The only problem with that is that the error messages you get are going to be tricky to read. It is nevertheless a very common way to do this. The standard library is full of function or class templates that expect certain behavior from the template type, and do nothing to check that the types used are valid.
If you want nicer error messages (or if you want to catch cases that wouldn't produce a compiler error, but still don't make sense) you can, depending on how complex you want to make it, use either Boost's static assert or the Boost concept_check library.

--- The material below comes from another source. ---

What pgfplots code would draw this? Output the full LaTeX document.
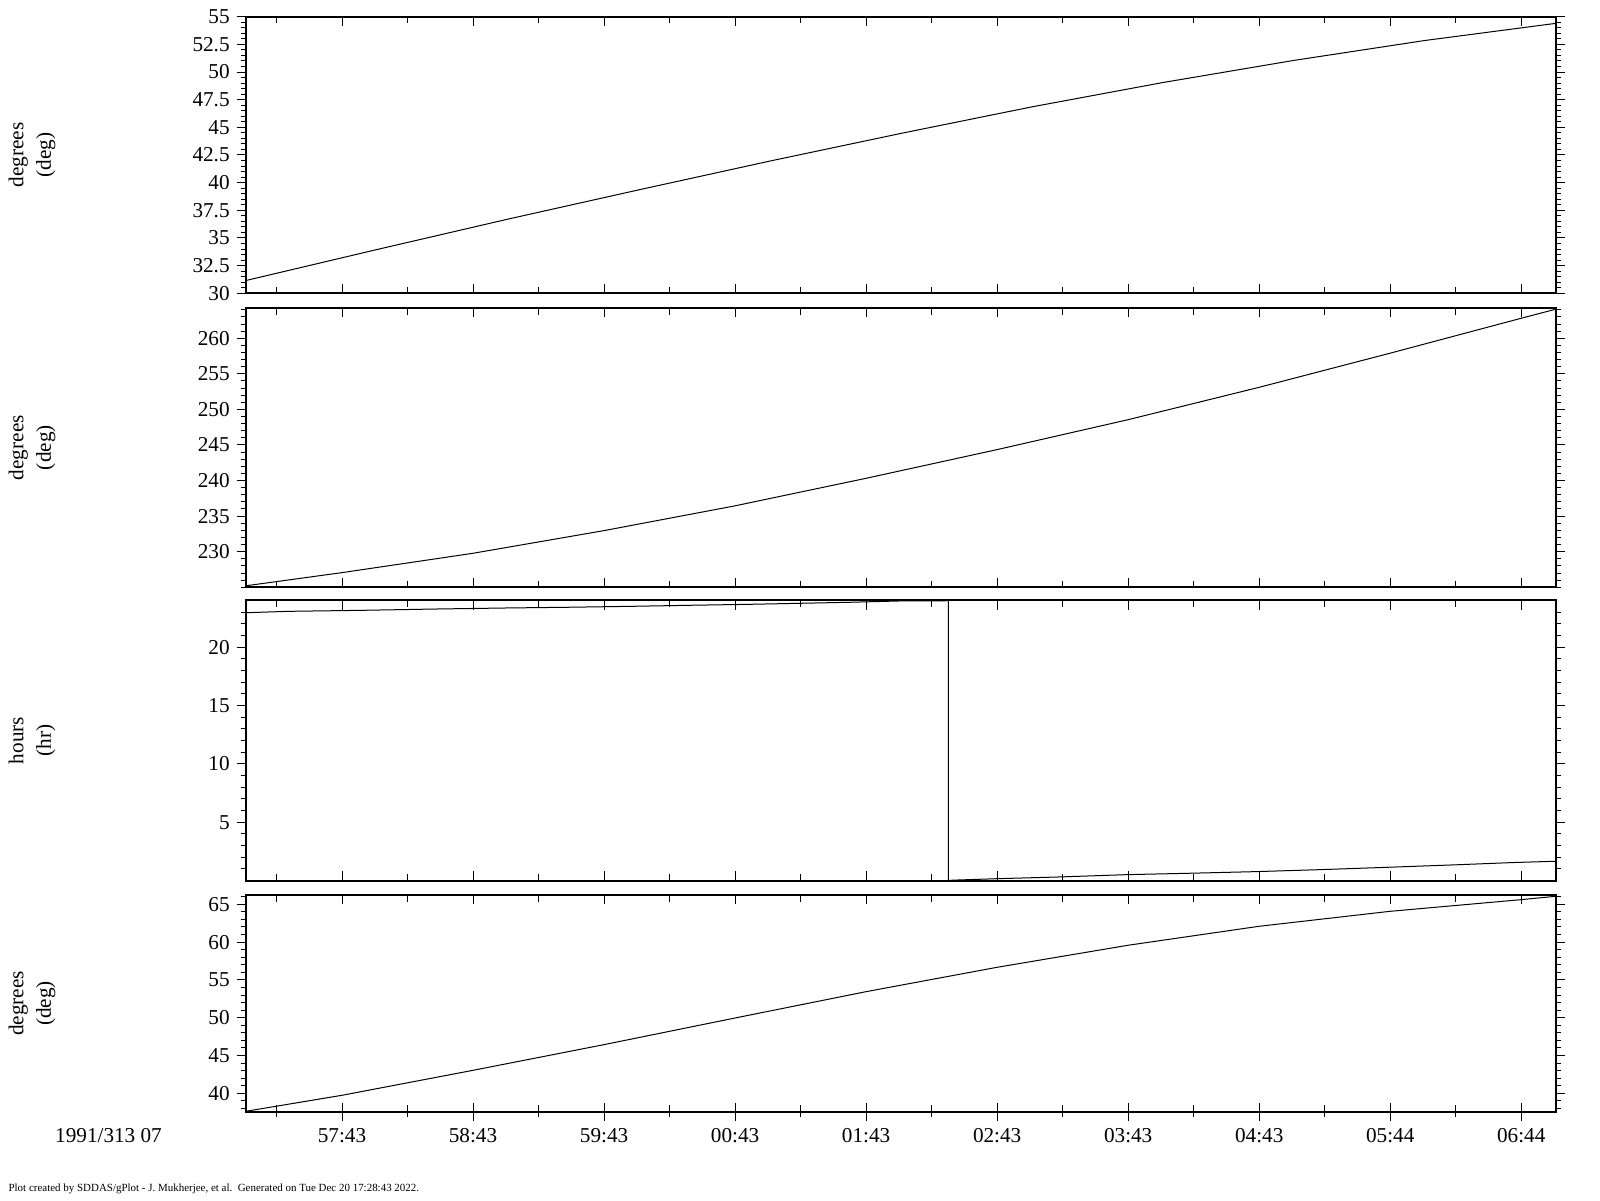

With an up-to-date compiler you have a built_in static_assert
, which could be used instead.
Solution 4:
We can use std::is_base_of
and std::enable_if
:
(static_assert
can be removed, the above classes can be custom-implemented or used from boost if we cannot reference type_traits
)
#include <type_traits>
#include <list>
class Base {};
class Derived: public Base {};
#if 0 // wrapper
template <class T> class MyClass /* where T:Base */ {
private:
static_assert(std::is_base_of<Base, T>::value, "T is not derived from Base");
typename std::enable_if<std::is_base_of<Base, T>::value, T>::type inner;
};
#elif 0 // base class
template <class T> class MyClass: /* where T:Base */
protected std::enable_if<std::is_base_of<Base, T>::value, T>::type {
private:
static_assert(std::is_base_of<Base, T>::value, "T is not derived from Base");
};
#elif 1 // list-of
template <class T> class MyClass /* where T:list<Base> */ {
static_assert(std::is_base_of<Base, typename T::value_type>::value , "T::value_type is not derived from Base");
typedef typename std::enable_if<std::is_base_of<Base, typename T::value_type>::value, T>::type base;
typedef typename std::enable_if<std::is_base_of<Base, typename T::value_type>::value, T>::type::value_type value_type;
};
#endif
int main() {
#if 0 // wrapper or base-class
MyClass<Derived> derived;
MyClass<Base> base;
// error:
MyClass<int> wrong;
#elif 1 // list-of
MyClass<std::list<Derived>> derived;
MyClass<std::list<Base>> base;
// error:
MyClass<std::list<int>> wrong;
#endif
// all of the static_asserts if not commented out
// or "error: no type named ‘type’ in ‘struct std::enable_if<false, ...>’ pointing to:
// 1. inner
// 2. MyClass
// 3. base + value_type
}
Solution 5:
As far as I know this isn't currently possible in C++. However, there are plans to add a feature called "concepts" in the new C++0x standard that provide the functionality that you're looking for. This Wikipedia article about C++ Concepts will explain it in more detail.
I know this doesn't fix your immediate problem but there are some C++ compilers that have already started to add features from the new standard, so it might be possible to find a compiler that has already implemented the concepts feature.